> Objective: Each line holding the word "script" counts once; give the total and nothing more.

[Entries provided start]

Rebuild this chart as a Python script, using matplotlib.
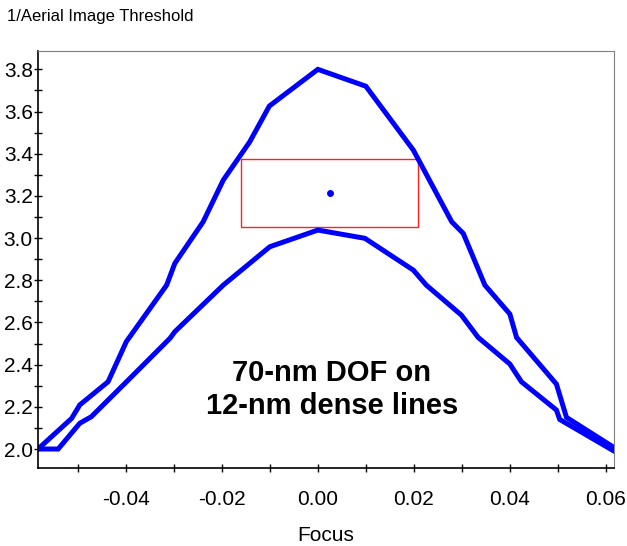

[Entries provided end]
[Entries provided start]

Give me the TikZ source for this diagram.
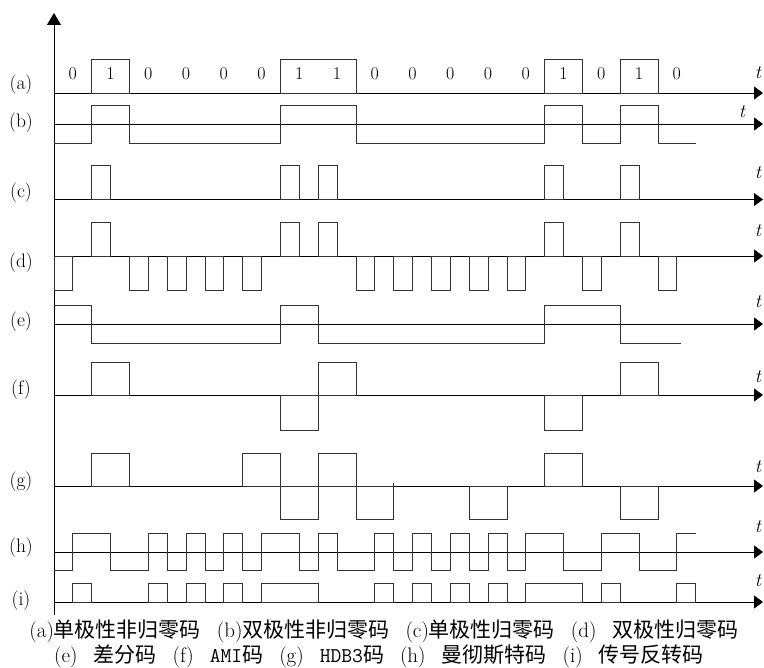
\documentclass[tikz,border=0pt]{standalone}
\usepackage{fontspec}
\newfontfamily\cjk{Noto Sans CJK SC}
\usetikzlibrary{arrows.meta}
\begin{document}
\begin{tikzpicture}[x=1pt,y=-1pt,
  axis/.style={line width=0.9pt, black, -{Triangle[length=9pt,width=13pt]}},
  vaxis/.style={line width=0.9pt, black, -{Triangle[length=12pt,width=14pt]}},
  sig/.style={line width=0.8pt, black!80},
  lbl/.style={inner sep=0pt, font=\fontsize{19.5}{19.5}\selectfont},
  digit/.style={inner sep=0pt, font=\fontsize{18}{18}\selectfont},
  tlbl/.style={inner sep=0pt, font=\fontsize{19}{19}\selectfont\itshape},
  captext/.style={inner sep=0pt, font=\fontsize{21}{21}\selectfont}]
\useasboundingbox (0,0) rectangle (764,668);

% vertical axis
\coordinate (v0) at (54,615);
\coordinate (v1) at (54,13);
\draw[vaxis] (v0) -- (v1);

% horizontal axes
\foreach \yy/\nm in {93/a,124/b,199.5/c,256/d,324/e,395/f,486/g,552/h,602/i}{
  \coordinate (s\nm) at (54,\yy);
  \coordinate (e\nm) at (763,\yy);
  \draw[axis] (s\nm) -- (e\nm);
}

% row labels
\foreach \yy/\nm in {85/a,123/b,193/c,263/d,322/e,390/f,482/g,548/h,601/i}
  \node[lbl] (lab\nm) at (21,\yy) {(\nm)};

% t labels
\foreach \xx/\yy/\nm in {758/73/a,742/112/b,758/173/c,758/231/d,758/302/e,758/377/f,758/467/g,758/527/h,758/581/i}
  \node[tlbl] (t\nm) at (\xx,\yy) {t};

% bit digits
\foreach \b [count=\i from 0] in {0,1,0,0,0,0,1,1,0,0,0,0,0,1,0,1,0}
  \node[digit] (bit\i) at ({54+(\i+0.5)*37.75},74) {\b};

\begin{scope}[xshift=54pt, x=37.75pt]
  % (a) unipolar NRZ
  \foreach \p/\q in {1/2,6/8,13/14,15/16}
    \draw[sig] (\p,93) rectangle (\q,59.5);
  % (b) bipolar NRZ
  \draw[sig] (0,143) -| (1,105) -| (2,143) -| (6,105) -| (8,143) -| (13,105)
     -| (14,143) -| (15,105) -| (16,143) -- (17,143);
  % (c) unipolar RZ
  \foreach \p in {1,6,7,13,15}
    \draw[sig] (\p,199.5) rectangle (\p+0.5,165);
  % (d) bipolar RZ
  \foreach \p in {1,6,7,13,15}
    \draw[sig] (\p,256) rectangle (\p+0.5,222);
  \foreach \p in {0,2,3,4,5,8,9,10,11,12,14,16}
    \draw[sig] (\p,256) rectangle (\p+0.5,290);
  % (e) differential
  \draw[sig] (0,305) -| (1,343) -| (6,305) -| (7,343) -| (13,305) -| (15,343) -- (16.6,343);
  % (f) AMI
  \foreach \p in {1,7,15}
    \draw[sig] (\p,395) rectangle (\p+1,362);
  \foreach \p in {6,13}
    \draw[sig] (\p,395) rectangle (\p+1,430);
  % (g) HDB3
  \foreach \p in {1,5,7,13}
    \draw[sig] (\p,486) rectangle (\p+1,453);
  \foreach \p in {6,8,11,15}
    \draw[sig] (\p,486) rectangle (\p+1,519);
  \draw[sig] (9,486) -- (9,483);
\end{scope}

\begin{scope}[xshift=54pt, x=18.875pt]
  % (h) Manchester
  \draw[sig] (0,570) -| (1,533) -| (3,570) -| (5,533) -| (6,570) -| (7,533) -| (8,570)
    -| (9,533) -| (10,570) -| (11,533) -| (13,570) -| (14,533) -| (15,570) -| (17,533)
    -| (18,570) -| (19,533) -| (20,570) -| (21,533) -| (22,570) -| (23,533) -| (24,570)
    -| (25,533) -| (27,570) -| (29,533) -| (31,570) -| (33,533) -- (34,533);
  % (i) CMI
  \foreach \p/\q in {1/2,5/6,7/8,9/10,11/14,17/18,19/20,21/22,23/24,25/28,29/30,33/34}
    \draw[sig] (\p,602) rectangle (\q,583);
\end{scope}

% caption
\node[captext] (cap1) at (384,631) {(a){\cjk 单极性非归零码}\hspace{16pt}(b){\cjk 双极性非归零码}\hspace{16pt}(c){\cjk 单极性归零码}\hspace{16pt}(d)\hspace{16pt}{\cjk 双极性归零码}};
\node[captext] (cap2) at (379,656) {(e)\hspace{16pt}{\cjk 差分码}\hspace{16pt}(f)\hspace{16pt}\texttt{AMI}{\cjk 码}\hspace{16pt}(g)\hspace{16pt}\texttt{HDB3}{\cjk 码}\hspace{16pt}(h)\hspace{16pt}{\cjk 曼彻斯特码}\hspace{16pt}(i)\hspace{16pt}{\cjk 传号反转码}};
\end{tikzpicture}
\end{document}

[Entries provided end]
[Entries provided start]

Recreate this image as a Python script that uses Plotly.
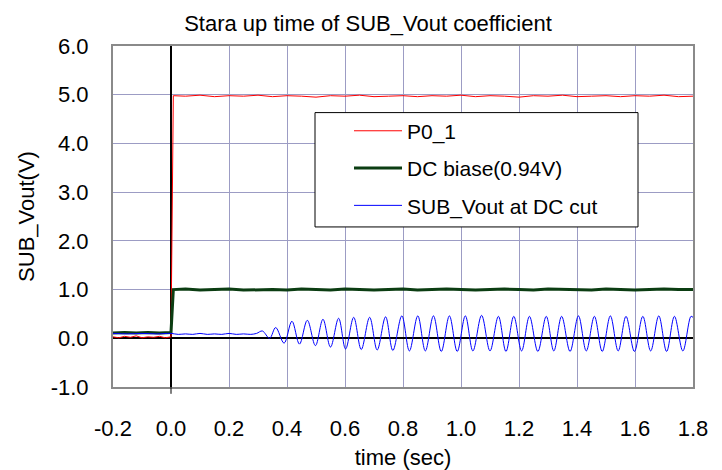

[Entries provided end]

> Reply to the task: 2